[ClusterLabs] drbd clone not becoming master

Sat Nov 4 03:28:59 UTC 2017

On 03.11.2017 15:49, Ken Gaillot wrote:
> On Thu, 2017-11-02 at 23:18 +0100, Dennis Jacobfeuerborn wrote:
>> On 02.11.2017 23:08, Dennis Jacobfeuerborn wrote:
>>> Hi,
>>> I'm setting up a redundant NFS server for some experiments but
>>> almost
>>> immediately ran into a strange issue.

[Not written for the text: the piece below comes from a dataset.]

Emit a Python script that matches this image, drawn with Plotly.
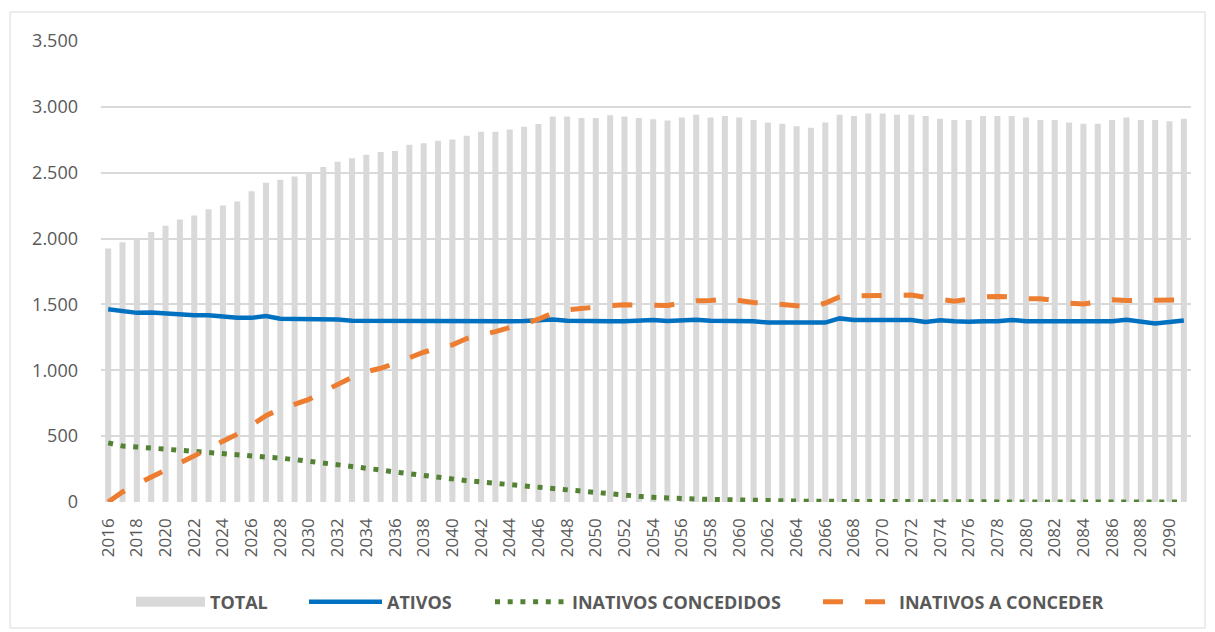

The drbd clone resource never
>>> promotes either of the to clones to the Master state.
>>>
>>> The state says this:
>>>
>>>  Master/Slave Set: drbd-clone [drbd]
>>>      Slaves: [ nfsserver1 nfsserver2 ]
>>>  metadata-fs	(ocf::heartbeat:Filesystem):	Stopped
>>>
>>> The resource configuration looks like this:
>>>
>>> Resources:
>>>  Master: drbd-clone
>>>   Meta Attrs: master-node-max=1 clone-max=2 notify=true master-
>>> max=1
>>> clone-node-max=1
>>>   Resource: drbd (class=ocf provider=linbit type=drbd)
>>>    Attributes: drbd_resource=r0
>>>    Operations: demote interval=0s timeout=90 (drbd-demote-interval-
>>> 0s)
>>>                monitor interval=60s (drbd-monitor-interval-60s)
>>>                promote interval=0s timeout=90 (drbd-promote-
>>> interval-0s)
>>>                start interval=0s timeout=240 (drbd-start-interval-
>>> 0s)
>>>                stop interval=0s timeout=100 (drbd-stop-interval-0s)
>>>  Resource: metadata-fs (class=ocf provider=heartbeat
>>> type=Filesystem)
>>>   Attributes: device=/dev/drbd/by-res/r0/0
>>> directory=/var/lib/nfs_shared
>>> fstype=ext4 options=noatime
>>>   Operations: monitor interval=20 timeout=40
>>> (metadata-fs-monitor-interval-20)
>>>               start interval=0s timeout=60 (metadata-fs-start-
>>> interval-0s)
>>>               stop interval=0s timeout=60 (metadata-fs-stop-
>>> interval-0s)
>>>
>>> Location Constraints:
>>> Ordering Constraints:
>>>   promote drbd-clone then start metadata-fs (kind:Mandatory)
>>> Colocation Constraints:
>>>   metadata-fs with drbd-clone (score:INFINITY) (with-rsc-
>>> role:Master)
>>>
>>> Shouldn't one of the clones be promoted to the Master state
>>> automatically?
>>
>> I think the source of the issue is this:
>>
>> Nov  2 23:12:03 nfsserver1 drbd(drbd)[4673]: ERROR: r0: Called
>> /usr/sbin/crm_master -Q -l reboot -v 10000
>> Nov  2 23:12:03 nfsserver1 drbd(drbd)[4673]: ERROR: r0: Exit code 107
>> Nov  2 23:12:03 nfsserver1 drbd(drbd)[4673]: ERROR: r0: Command
>> output:
>> Nov  2 23:12:03 nfsserver1 lrmd[2163]:  notice:
>> drbd_monitor_60000:4673:stderr [ Error signing on to the CIB service:
>> Transport endpoint is not connected ]
>>
>> It seems the drbd resource agent tries to use crm_master to promote
>> the
>> clone but fails because it cannot "sign on to the CIB service". Does
>> anybody know what that means?
>>
>> Regards,
>>   Dennis
>>
> 
> That's odd, it should only happen if the cluster is not running, but
> then the agent wouldn't have been called.
> 
> The CIB is one of the core daemons of pacemaker; it manages the cluster
> configuration and status. If it's not running, the cluster can't do
> anything.
> 
> Perhaps the CIB is crashing, or something is blocking the communication
> between the agent and the CIB.

SELinux was the culprit. After disabling it the problem went away.

Regards,
  Dennis